I wonder what the history books will say in 50 years time. I know I’d write – what an act of self-harm, what a stupid thing to do.
There are other points and details I shall write about anon. I’ll just say this I understand some of the reasons why people voted Leave. I do. There are good cogent reasons for seeing the EU as a deeply flawed and undemocratic (but we do have MEPs) institution that, for example, perpetuates neoliberal austerity onto its states (Greece?). But show me any large institution that isn’t flawed? Better inside reforming it (if our leaders had that vision which at the ‘mo they don’t) than outside. Because, it’s going to be awfully cold outside.
And I also understand the poorer workers who voted to Leave. I’ve written about this before. These are people who have been misunderstood and ignored by politicians of every party, in both the UK and the US and, as a result, there have been consequences.
What I cannot get to terms with are the voters of middle-England who want to be more English, who go abroad for their holidays, but don’t want any more foreigners in their country, who don’t want Europeans dictating to them, who seem to want to go back to an idealised and unreal 1950s – oh give me strength! These are people I cannot warm to, who I don’t understand, and can I admit, I don’t like.

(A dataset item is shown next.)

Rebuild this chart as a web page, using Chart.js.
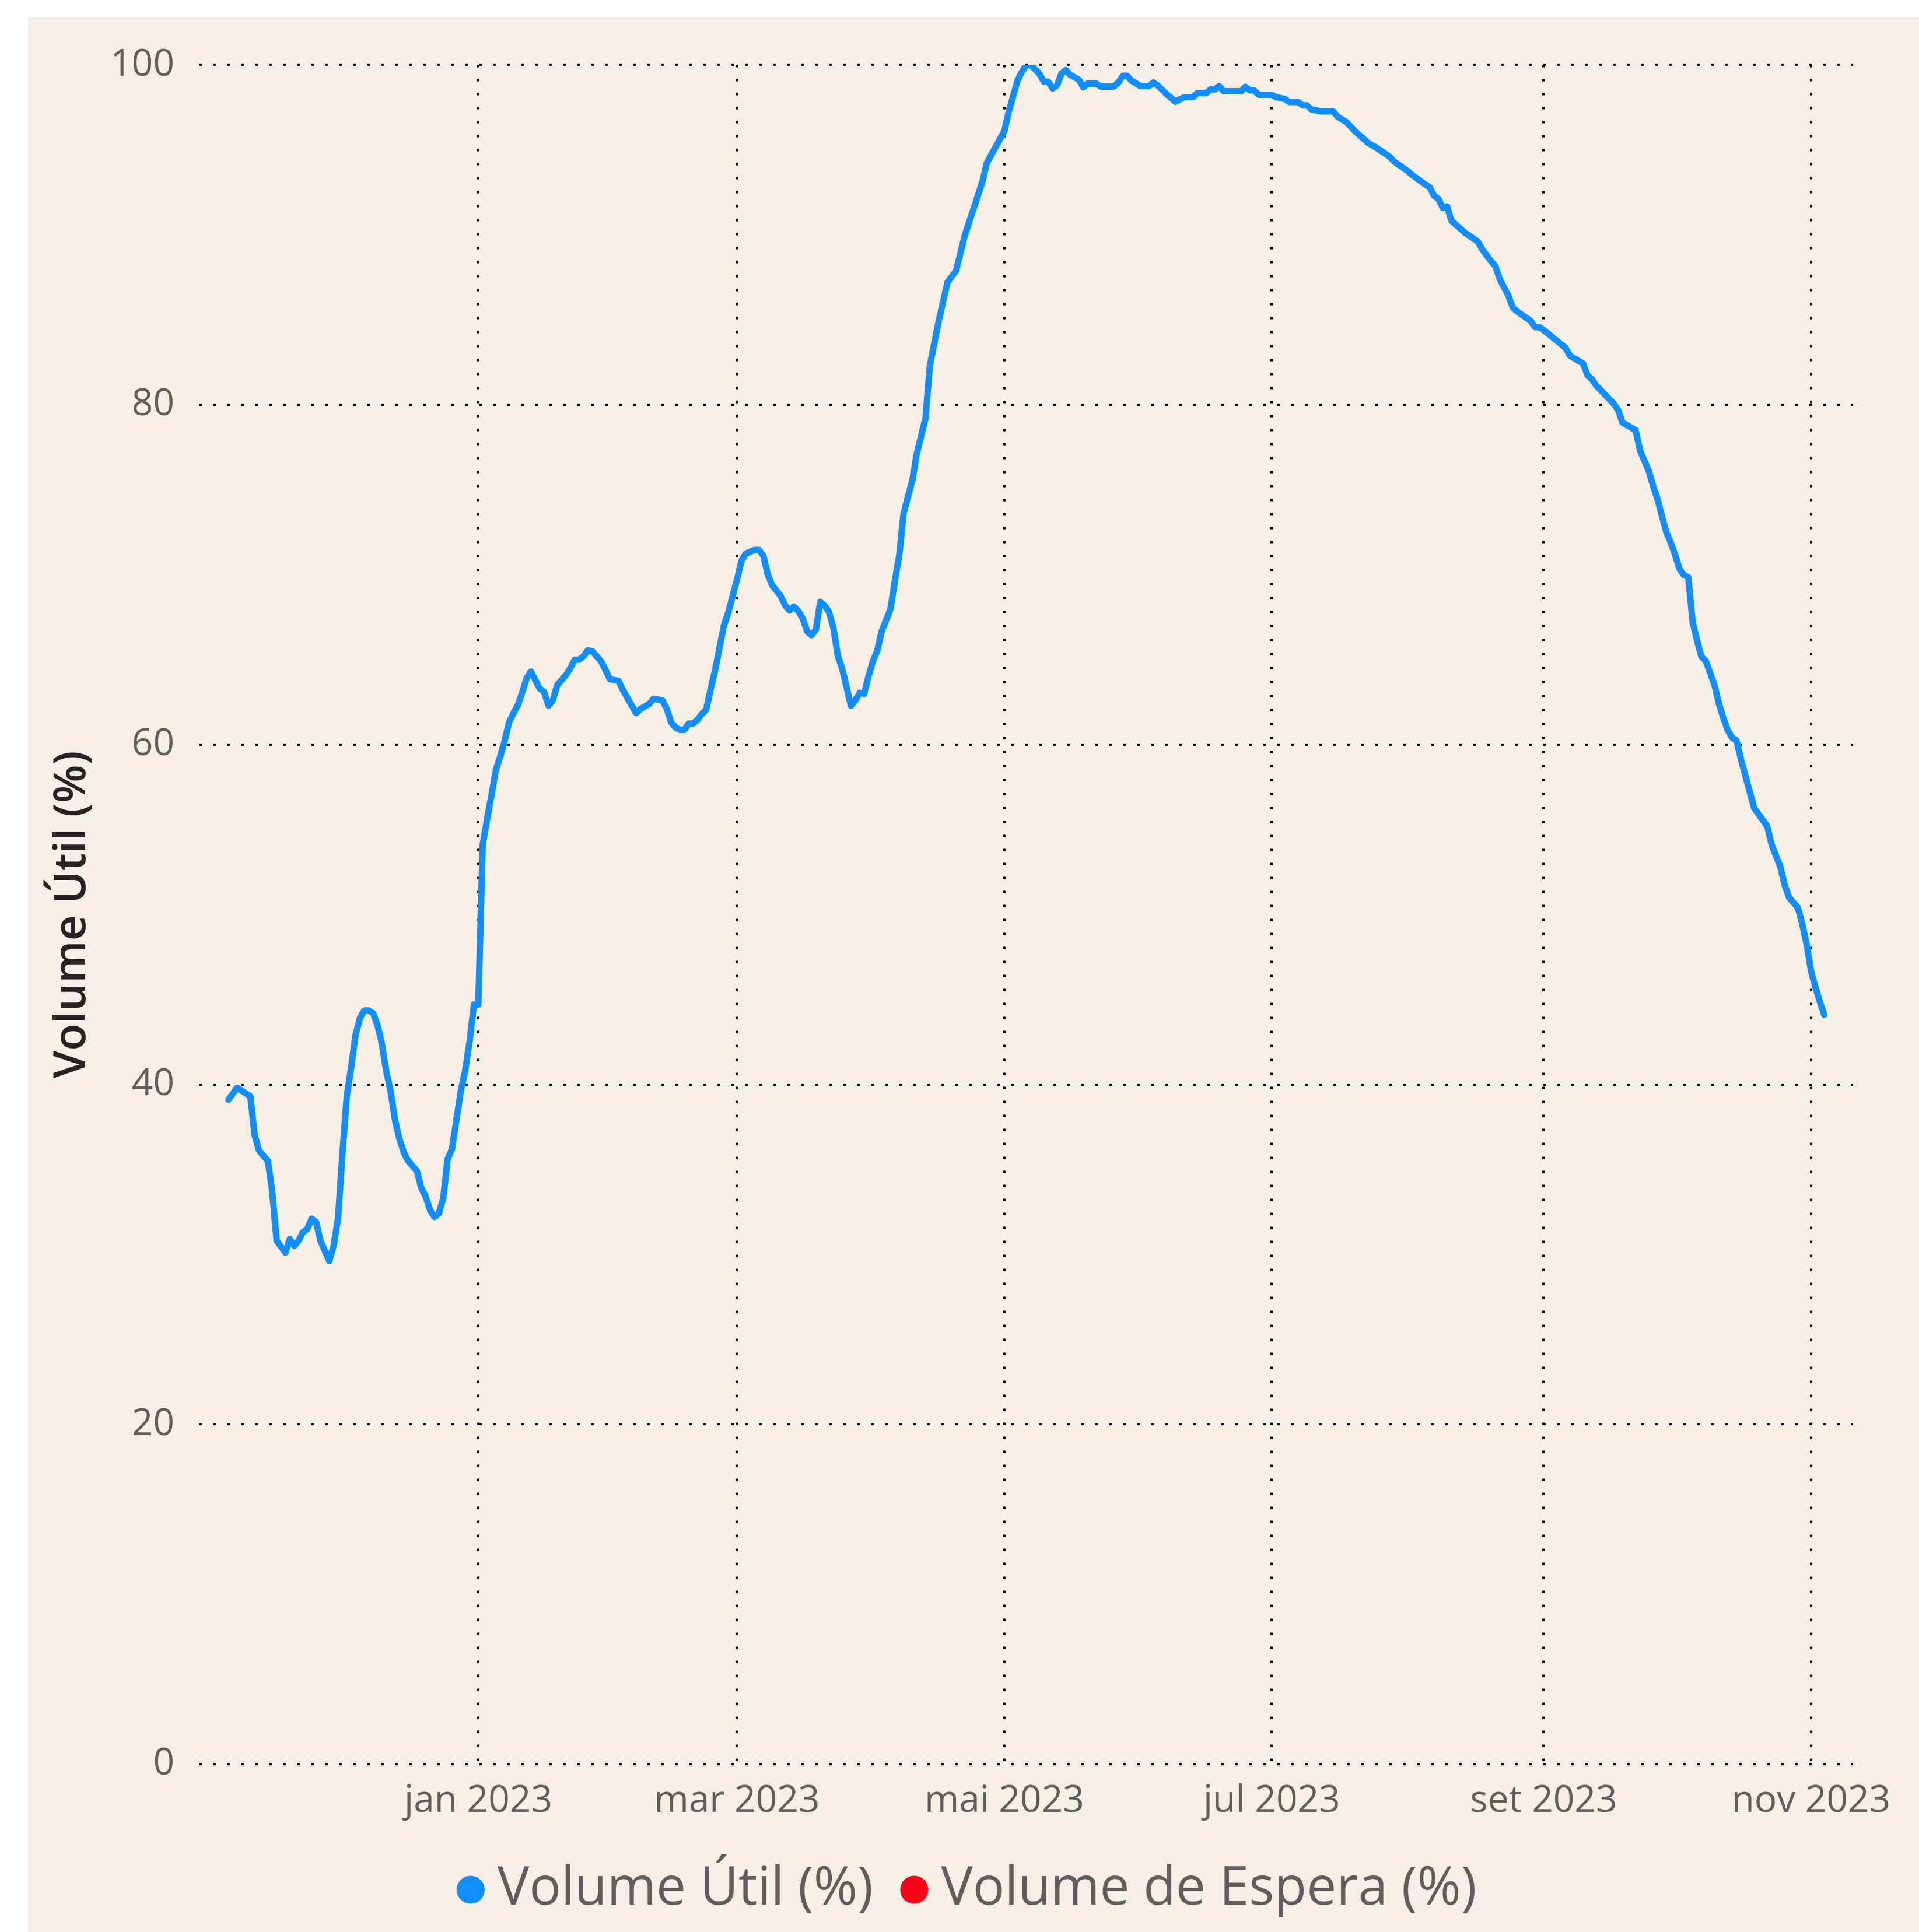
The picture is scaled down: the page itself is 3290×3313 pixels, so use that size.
<!DOCTYPE html>
<html>
<head>
<meta charset="utf-8">
<script src="https://cdn.jsdelivr.net/npm/chart.js@4.4.0/dist/chart.umd.min.js"></script>
<style>
  html, body { margin: 0; padding: 0; background: #ffffff; }
  #wrap { position: absolute; left: 48px; top: 30px; width: 3242px; height: 3283px; background: #F6EFE5; }
  canvas { display: block; }
</style>
</head>
<body>
<div id="wrap"><canvas id="chart" width="3242" height="3283"></canvas></div>
<script>
// ---- data ----
const dates = [
  '2022-11-05','2022-11-07','2022-11-10','2022-11-11','2022-11-12','2022-11-14','2022-11-15','2022-11-16',
  '2022-11-18','2022-11-19','2022-11-20','2022-11-21','2022-11-22','2022-11-23','2022-11-24','2022-11-25',
  '2022-11-26','2022-11-28','2022-11-29','2022-11-30','2022-12-01','2022-12-02','2022-12-03','2022-12-04',
  '2022-12-05','2022-12-06','2022-12-07','2022-12-08','2022-12-09','2022-12-10','2022-12-11','2022-12-12',
  '2022-12-13','2022-12-14','2022-12-15','2022-12-16','2022-12-18','2022-12-19','2022-12-20','2022-12-21',
  '2022-12-22','2022-12-23','2022-12-24','2022-12-25','2022-12-26','2022-12-27','2022-12-28','2022-12-29',
  '2022-12-30','2022-12-31','2023-01-01','2023-01-02','2023-01-03','2023-01-04','2023-01-05','2023-01-06',
  '2023-01-07','2023-01-08','2023-01-09','2023-01-10','2023-01-11','2023-01-12','2023-01-13','2023-01-14',
  '2023-01-15','2023-01-16','2023-01-17','2023-01-18','2023-01-19','2023-01-20','2023-01-21','2023-01-22',
  '2023-01-23','2023-01-24','2023-01-25','2023-01-26','2023-01-27','2023-01-28','2023-01-29','2023-01-30',
  '2023-01-31','2023-02-01','2023-02-02','2023-02-03','2023-02-06','2023-02-07','2023-02-09','2023-02-10',
  '2023-02-12','2023-02-13','2023-02-14','2023-02-15','2023-02-16','2023-02-17','2023-02-18','2023-02-19',
  '2023-02-20','2023-02-21','2023-02-22','2023-02-23','2023-02-24','2023-02-25','2023-02-26','2023-02-27',
  '2023-02-28','2023-03-01','2023-03-02','2023-03-03','2023-03-05','2023-03-06','2023-03-07','2023-03-08',
  '2023-03-09','2023-03-11','2023-03-12','2023-03-13','2023-03-14','2023-03-15','2023-03-16','2023-03-17',
  '2023-03-18','2023-03-19','2023-03-20','2023-03-21','2023-03-22','2023-03-23','2023-03-24','2023-03-25',
  '2023-03-26','2023-03-27','2023-03-28','2023-03-29','2023-03-30','2023-03-31','2023-04-01','2023-04-02',
  '2023-04-03','2023-04-05','2023-04-06','2023-04-07','2023-04-08','2023-04-10','2023-04-11','2023-04-13',
  '2023-04-14','2023-04-16','2023-04-18','2023-04-20','2023-04-22','2023-04-24','2023-04-26','2023-04-27',
  '2023-05-01','2023-05-02','2023-05-04','2023-05-05','2023-05-06','2023-05-07','2023-05-09','2023-05-10',
  '2023-05-11','2023-05-12','2023-05-13','2023-05-14','2023-05-15','2023-05-16','2023-05-18','2023-05-19',
  '2023-05-20','2023-05-22','2023-05-23','2023-05-26','2023-05-27','2023-05-28','2023-05-29','2023-05-30',
  '2023-06-01','2023-06-03','2023-06-04','2023-06-05','2023-06-07','2023-06-08','2023-06-09','2023-06-11',
  '2023-06-13','2023-06-14','2023-06-16','2023-06-17','2023-06-18','2023-06-19','2023-06-20','2023-06-24',
  '2023-06-25','2023-06-26','2023-06-27','2023-06-28','2023-07-01','2023-07-02','2023-07-04','2023-07-05',
  '2023-07-07','2023-07-08','2023-07-09','2023-07-10','2023-07-12','2023-07-15','2023-07-16','2023-07-18',
  '2023-07-20','2023-07-23','2023-07-25','2023-07-28','2023-07-29','2023-08-01','2023-08-02','2023-08-05',
  '2023-08-06','2023-08-07','2023-08-08','2023-08-09','2023-08-10','2023-08-11','2023-08-14','2023-08-17',
  '2023-08-18','2023-08-20','2023-08-21','2023-08-22','2023-08-24','2023-08-25','2023-08-26','2023-08-29',
  '2023-08-30','2023-08-31','2023-09-01','2023-09-06','2023-09-07','2023-09-10','2023-09-11','2023-09-12',
  '2023-09-13','2023-09-15','2023-09-17','2023-09-18','2023-09-19','2023-09-22','2023-09-23','2023-09-25',
  '2023-09-26','2023-09-27','2023-09-28','2023-09-29','2023-09-30','2023-10-01','2023-10-02','2023-10-03',
  '2023-10-04','2023-10-05','2023-10-06','2023-10-07','2023-10-08','2023-10-10','2023-10-11','2023-10-12',
  '2023-10-13','2023-10-14','2023-10-15','2023-10-16','2023-10-17','2023-10-18','2023-10-19','2023-10-21',
  '2023-10-22','2023-10-23','2023-10-25','2023-10-26','2023-10-27','2023-10-29','2023-10-30','2023-10-31',
  '2023-11-01','2023-11-02','2023-11-03','2023-11-04'
];

const volumeUtil = [
  39.1, 39.8, 39.3, 37.0, 36.1, 35.5, 33.7, 30.8,
  30.1, 30.9, 30.5, 30.8, 31.3, 31.5, 32.1, 31.9,
  30.8, 29.6, 30.5, 32.1, 35.9, 39.3, 41.0, 42.9,
  43.9, 44.35, 44.35, 44.2, 43.5, 42.4, 40.8, 39.6,
  37.9, 36.8, 36.0, 35.5, 34.9, 33.9, 33.4, 32.6,
  32.2, 32.4, 33.3, 35.6, 36.2, 37.9, 39.6, 40.8,
  42.5, 44.7, 44.7, 54.1, 55.6, 57.0, 58.5, 59.3,
  60.2, 61.3, 61.85, 62.3, 63.05, 63.9, 64.3, 63.8,
  63.3, 63.1, 62.3, 62.6, 63.5, 63.8, 64.1, 64.5,
  65.0, 65.0, 65.2, 65.55, 65.5, 65.2, 64.9, 64.4,
  63.85, 63.8, 63.75, 63.2, 61.85, 62.1, 62.4, 62.7,
  62.6, 62.1, 61.3, 61.0, 60.87, 60.87, 61.24, 61.24,
  61.46, 61.8, 62.07, 63.27, 64.36, 65.67, 66.98, 67.75,
  68.73, 69.7, 70.8, 71.24, 71.46, 71.46, 71.13, 70.04,
  69.39, 68.73, 68.18, 67.9, 68.12, 67.85, 67.42, 66.66,
  66.44, 66.77, 68.4, 68.18, 67.79, 66.87, 65.23, 64.47,
  63.38, 62.28, 62.61, 63.05, 62.98, 64.02, 64.9, 65.52,
  66.66, 67.96, 69.6, 71.1, 73.6, 75.56, 77.1, 79.2,
  82.3, 84.9, 87.2, 87.9, 90.0, 91.55, 93.15, 94.23,
  96.11, 97.25, 99.08, 99.59, 100.0, 100.0, 99.48, 99.02,
  99.02, 98.62, 98.79, 99.48, 99.7, 99.42, 99.13, 98.68,
  98.9, 98.9, 98.73, 98.73, 98.96, 99.36, 99.36, 99.08,
  98.76, 98.76, 98.96, 98.79, 98.28, 98.07, 97.84, 98.1,
  98.1, 98.34, 98.34, 98.56, 98.56, 98.76, 98.45, 98.45,
  98.71, 98.5, 98.5, 98.25, 98.25, 98.1, 98.0, 97.82,
  97.82, 97.62, 97.62, 97.39, 97.27, 97.27, 96.96, 96.64,
  96.1, 95.41, 95.11, 94.57, 94.3, 93.76, 93.53, 92.97,
  92.81, 92.31, 92.13, 91.59, 91.67, 90.83, 90.14, 89.61,
  89.15, 88.46, 88.16, 87.39, 86.4, 85.71, 85.49, 84.95,
  84.57, 84.57, 84.41, 83.35, 82.89, 82.43, 81.74, 81.51,
  81.13, 80.6, 80.06, 79.68, 78.95, 78.5, 77.31, 76.1,
  75.2, 74.44, 73.45, 72.49, 71.89, 71.17, 70.33, 69.97,
  69.85, 67.21, 66.13, 65.17, 64.93, 63.48, 62.4, 61.56,
  60.84, 60.41, 60.24, 59.16, 58.2, 57.24, 56.28, 55.56,
  55.2, 54.12, 52.8, 51.72, 51.0, 50.4, 49.44, 48.24,
  46.68, 45.72, 44.88, 44.1
];

const volumeEspera = [];   // series listed in the legend, no visible values

const seriesLabels = ['Volume Útil (%)', 'Volume de Espera (%)'];
const seriesColors = ['#118DFF', '#FA0014'];
const tickDates = ['2023-01-01', '2023-03-01', '2023-05-01', '2023-07-01', '2023-09-01', '2023-11-01'];
const tickLabels = ['jan 2023', 'mar 2023', 'mai 2023', 'jul 2023', 'set 2023', 'nov 2023'];
const yTickValues = [0, 20, 40, 60, 80, 100];
const yAxisTitle = 'Volume Útil (%)';
const axisStart = '2022-10-30';
const axisEnd = '2023-11-10';

// ---- helpers ----
const ORIGIN = Date.UTC(2023, 0, 1);
function dayNum(s) {
  const [y, m, d] = s.split('-').map(Number);
  return (Date.UTC(y, m - 1, d) - ORIGIN) / 86400000;
}
const tickDays = tickDates.map(dayNum);

const FONT = "'Open Sans', 'Noto Sans', sans-serif";
Chart.defaults.font.family = FONT;

const gridStyle = { color: '#000000', lineWidth: 4, drawTicks: false };
const borderStyle = { display: false, dash: [4, 20] };

new Chart(document.getElementById('chart'), {
  type: 'line',
  data: {
    datasets: [
      {
        label: seriesLabels[0],
        data: dates.map((d, i) => ({ x: dayNum(d), y: volumeUtil[i] })),
        borderColor: seriesColors[0],
        backgroundColor: seriesColors[0],
        borderWidth: 11,
        pointRadius: 0,
        tension: 0,
        borderCapStyle: 'round',
        borderJoinStyle: 'round'
      },
      {
        label: seriesLabels[1],
        data: volumeEspera,
        borderColor: seriesColors[1],
        backgroundColor: seriesColors[1],
        borderWidth: 11,
        pointRadius: 0
      }
    ]
  },
  options: {
    responsive: false,
    animation: false,
    devicePixelRatio: 1,
    layout: { padding: { left: 0, right: 0, top: 73, bottom: 17 } },
    plugins: {
      tooltip: { enabled: false },
      legend: {
        position: 'bottom',
        align: 'center',
        labels: {
          usePointStyle: true,
          pointStyle: 'circle',
          boxWidth: 1,
          boxHeight: 34,
          padding: 70,
          color: '#605E5C',
          font: { size: 91, family: FONT },
          generateLabels: (chart) => {
            const items = Chart.defaults.plugins.legend.labels.generateLabels(chart);
            items.forEach((it, i) => {
              it.fillStyle = seriesColors[i];
              it.strokeStyle = seriesColors[i];
              it.lineWidth = 0;
              it.pointStyle = 'circle';
              it.hidden = false;
            });
            return items;
          }
        }
      }
    },
    scales: {
      x: {
        type: 'linear',
        min: dayNum(axisStart) - 0.6,
        max: dayNum(axisEnd) + 0.6,
        afterBuildTicks: (scale) => { scale.ticks = tickDays.map(v => ({ value: v })); },
        afterFit: (scale) => { scale.height = 100; },
        ticks: {
          autoSkip: false,
          maxRotation: 0,
          padding: 25,
          color: '#605E5C',
          font: { size: 64, family: FONT },
          callback: (v) => { const i = tickDays.indexOf(v); return i >= 0 ? tickLabels[i] : ''; }
        },
        grid: gridStyle,
        border: borderStyle
      },
      y: {
        min: 0,
        max: 100,
        afterBuildTicks: (scale) => { scale.ticks = yTickValues.map(v => ({ value: v })); },
        afterFit: (scale) => { scale.width = 294; },
        ticks: {
          padding: 43,
          color: '#605E5C',
          font: { size: 64, family: FONT }
        },
        grid: gridStyle,
        border: borderStyle,
        title: {
          display: true,
          text: yAxisTitle,
          color: '#252423',
          font: { size: 76, weight: '600', family: FONT },
          padding: { top: 31, bottom: 0 }
        }
      },
      // empty right-hand spacer so the plot stops where the reference's does
      yRight: {
        position: 'right',
        display: true,
        min: 0,
        max: 100,
        afterFit: (scale) => { scale.width = 113; },
        ticks: { display: false },
        grid: { display: false, drawTicks: false },
        border: { display: false },
        title: { display: false }
      }
    }
  }
});
</script>
</body>
</html>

Theresa May can talk the talk of working and negotiating for us all – well I am one of the 48% who voted to remain. We are a large proportion of this country. And it’s not going the way I want, or like, at all. What a banal and trite statement, that last sentence. In fact, I rage at the way our country is going. And my anger gets stronger as the months pass. I wonder how I’ll feel at the end of the two years we have to negotiate our exit?